While there is little doubt that the features of ‘Big Data’ compel social scientists to redefine the nature of social knowledge and the validity of our research methods (Savage and Burrows, 2007), national surveys and official statistics remain crucial to our enterprise. Conducting research on long-term attitudinal trends or patterns of crime for example, by definition, involves the close inspection of historical processes, of which the most reliable data is habitually derived from national surveys and official indicators – and for which ‘Big Data’ cannot be created, either due to the impossibility of retrospectively imputing measures of social attitudes or because the manual extraction of data from paper records is either too costly and time-consuming or where missing data may not be random. Furthermore, many large-scale national surveys, such as the Crime Survey for England and Wales (CSEW), 1 the British Social Attitudes Survey (BSA), the British Election Study and the Labour Force Survey, continue to be updated on a regular basis. This means it is possible to use this data to understand dynamic interrelationships and to observe and model both rates of change and lagged processes over time (Pawson and Tilley, 1997). In recent years computational technology has broadened the scope of statistical techniques available to us (c.f. Mayer-Schönberger and Cukier, 2013). It is now possible to combine high volume 2 data-sets from a variety of sources, explore dynamic social processes through advanced quantitative methods and organise the data in such a way as to observe shifts at individual and aggregate levels. By collating data over large periods of time, it also allows for robust analyses of particular items where responses or subgroups may be rare, for example, male victims of domestic or sexual violence (Gadd et al., 2002), or to dissect three types of time-related effects such as age, period and cohort analysis (Ryder, 1965). 3
In sum, repeated cross-sectional surveys afford researchers distinctive opportunities to assess long-term temporal processes to address complex research questions. Attention to historical resources has been underlined by Rock (2005), who has stressed that criminological researchers – as well as other social scientists – should be aware of a manifest ‘chronocentrism’ that frequently “neglect[s] what is old” (p. 20), overlooks the accumulation of data and works against the collective structure of knowledge. Similarly, scholars in sociology and politics have argued that crucial social phenomena are best explained in terms of the temporal study of ‘path dependence’, that is to say how particular courses of action and development are alighted upon and become reinforced over time (David, 2011; Pierson, 2000). 4
The long view: Capturing the legacy of Thatcherite social and economic policy on crime
As a research team, we were confronted with the methodological and theoretical considerations of ‘big’ data-sets after embarking on a project to understand the long-term impact of Thatcherite public policies from the 1980s to the present day. Our initial analysis had demonstrated, in line with a substantial field of research on the link between the economy and crime rates (e.g. Cantor and Land, 1985), that as levels of unemployment and economic inequality rose, property crime rose (Jennings et al., 2012; c.f.

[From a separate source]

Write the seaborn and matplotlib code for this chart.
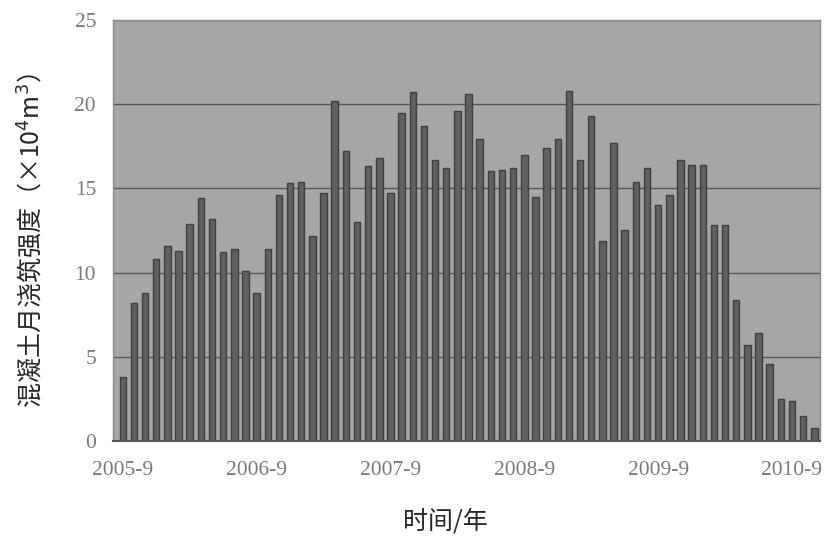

Morgan, 2014). As property crime increased, SO too did fear of crime and government attention to the issue of crime (see Farrall and Hay, 2010; Farrall and Jennings, 2012; Hay and Farrall, 2011). However, we wanted to further explore the differences across different demographics, such as by gender, housing tenure and geography, and to model attitudinal shifts in relation to other types of crime (such as violence). Notably, scholars from related branches of social policy have also begun to conduct allied longitudinal investigations in housing policy (Dorling, 2014), opiate drug-use (Morgan, 2014), education policy (Berridge et al., 2001) and social attitudes (Duffy et al., 2013; Nacten, 2014), highlighting the need for us to build an integrated model of analysis.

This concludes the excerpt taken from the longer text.